Exercise task: Write out the material exactly, with the pictures left out.

Material:

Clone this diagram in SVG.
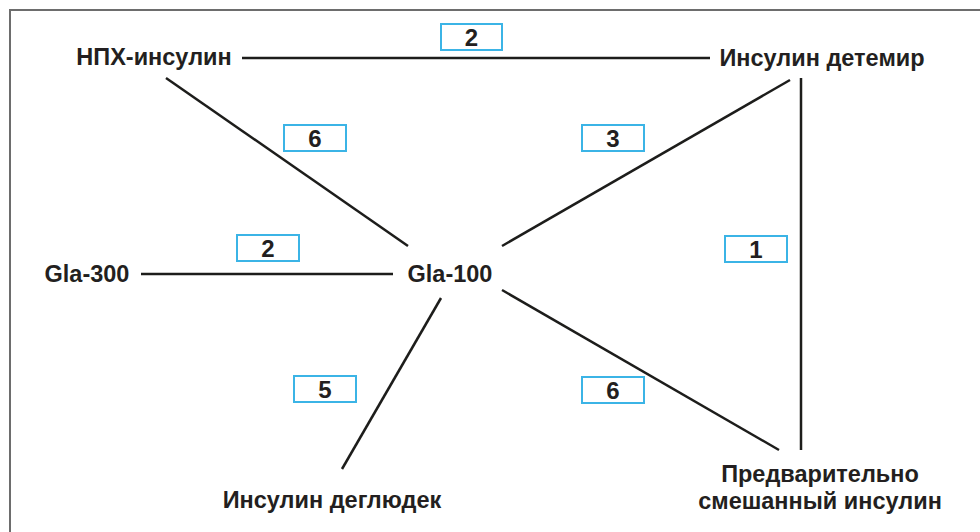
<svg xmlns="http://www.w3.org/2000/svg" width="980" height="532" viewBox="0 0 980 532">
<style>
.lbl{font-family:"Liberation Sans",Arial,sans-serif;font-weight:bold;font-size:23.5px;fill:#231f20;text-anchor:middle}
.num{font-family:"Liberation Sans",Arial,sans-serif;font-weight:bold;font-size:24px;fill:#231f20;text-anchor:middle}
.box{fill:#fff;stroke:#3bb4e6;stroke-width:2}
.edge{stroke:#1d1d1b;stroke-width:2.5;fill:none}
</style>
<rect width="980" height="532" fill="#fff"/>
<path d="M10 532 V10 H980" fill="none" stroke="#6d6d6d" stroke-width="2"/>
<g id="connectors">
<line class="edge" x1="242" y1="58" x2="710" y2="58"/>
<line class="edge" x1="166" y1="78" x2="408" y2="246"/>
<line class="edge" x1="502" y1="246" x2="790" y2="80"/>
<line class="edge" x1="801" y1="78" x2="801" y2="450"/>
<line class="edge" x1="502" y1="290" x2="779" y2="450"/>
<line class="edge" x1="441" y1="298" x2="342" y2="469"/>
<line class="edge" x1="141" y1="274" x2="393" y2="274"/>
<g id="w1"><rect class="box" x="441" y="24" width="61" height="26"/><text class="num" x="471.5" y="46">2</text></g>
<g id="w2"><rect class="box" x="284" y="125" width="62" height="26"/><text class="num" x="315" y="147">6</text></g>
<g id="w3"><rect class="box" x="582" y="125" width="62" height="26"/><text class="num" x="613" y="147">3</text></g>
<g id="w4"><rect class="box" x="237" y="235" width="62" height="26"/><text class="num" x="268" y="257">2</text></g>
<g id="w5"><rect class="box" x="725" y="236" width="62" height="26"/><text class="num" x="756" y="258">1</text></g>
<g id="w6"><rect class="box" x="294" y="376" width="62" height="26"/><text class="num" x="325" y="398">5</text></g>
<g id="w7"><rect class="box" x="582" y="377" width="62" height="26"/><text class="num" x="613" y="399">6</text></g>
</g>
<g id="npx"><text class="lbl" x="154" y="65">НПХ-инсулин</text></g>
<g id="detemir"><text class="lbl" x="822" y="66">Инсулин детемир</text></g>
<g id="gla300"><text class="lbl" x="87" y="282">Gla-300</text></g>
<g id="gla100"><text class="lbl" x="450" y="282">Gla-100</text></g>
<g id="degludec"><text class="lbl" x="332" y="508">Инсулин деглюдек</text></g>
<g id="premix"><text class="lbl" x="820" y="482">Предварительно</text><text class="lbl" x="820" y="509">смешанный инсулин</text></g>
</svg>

Exercise output:
Clone this diagram in SVG.
<svg xmlns="http://www.w3.org/2000/svg" width="980" height="532" viewBox="0 0 980 532">
<style>
.lbl{font-family:"Liberation Sans",Arial,sans-serif;font-weight:bold;font-size:23.5px;fill:#231f20;text-anchor:middle}
.num{font-family:"Liberation Sans",Arial,sans-serif;font-weight:bold;font-size:24px;fill:#231f20;text-anchor:middle}
.box{fill:#fff;stroke:#3bb4e6;stroke-width:2}
.edge{stroke:#1d1d1b;stroke-width:2.5;fill:none}
</style>
<rect width="980" height="532" fill="#fff"/>
<path d="M10 532 V10 H980" fill="none" stroke="#6d6d6d" stroke-width="2"/>
<g id="connectors">
<line class="edge" x1="242" y1="58" x2="710" y2="58"/>
<line class="edge" x1="166" y1="78" x2="408" y2="246"/>
<line class="edge" x1="502" y1="246" x2="790" y2="80"/>
<line class="edge" x1="801" y1="78" x2="801" y2="450"/>
<line class="edge" x1="502" y1="290" x2="779" y2="450"/>
<line class="edge" x1="441" y1="298" x2="342" y2="469"/>
<line class="edge" x1="141" y1="274" x2="393" y2="274"/>
<g id="w1"><rect class="box" x="441" y="24" width="61" height="26"/><text class="num" x="471.5" y="46">2</text></g>
<g id="w2"><rect class="box" x="284" y="125" width="62" height="26"/><text class="num" x="315" y="147">6</text></g>
<g id="w3"><rect class="box" x="582" y="125" width="62" height="26"/><text class="num" x="613" y="147">3</text></g>
<g id="w4"><rect class="box" x="237" y="235" width="62" height="26"/><text class="num" x="268" y="257">2</text></g>
<g id="w5"><rect class="box" x="725" y="236" width="62" height="26"/><text class="num" x="756" y="258">1</text></g>
<g id="w6"><rect class="box" x="294" y="376" width="62" height="26"/><text class="num" x="325" y="398">5</text></g>
<g id="w7"><rect class="box" x="582" y="377" width="62" height="26"/><text class="num" x="613" y="399">6</text></g>
</g>
<g id="npx"><text class="lbl" x="154" y="65">НПХ-инсулин</text></g>
<g id="detemir"><text class="lbl" x="822" y="66">Инсулин детемир</text></g>
<g id="gla300"><text class="lbl" x="87" y="282">Gla-300</text></g>
<g id="gla100"><text class="lbl" x="450" y="282">Gla-100</text></g>
<g id="degludec"><text class="lbl" x="332" y="508">Инсулин деглюдек</text></g>
<g id="premix"><text class="lbl" x="820" y="482">Предварительно</text><text class="lbl" x="820" y="509">смешанный инсулин</text></g>
</svg>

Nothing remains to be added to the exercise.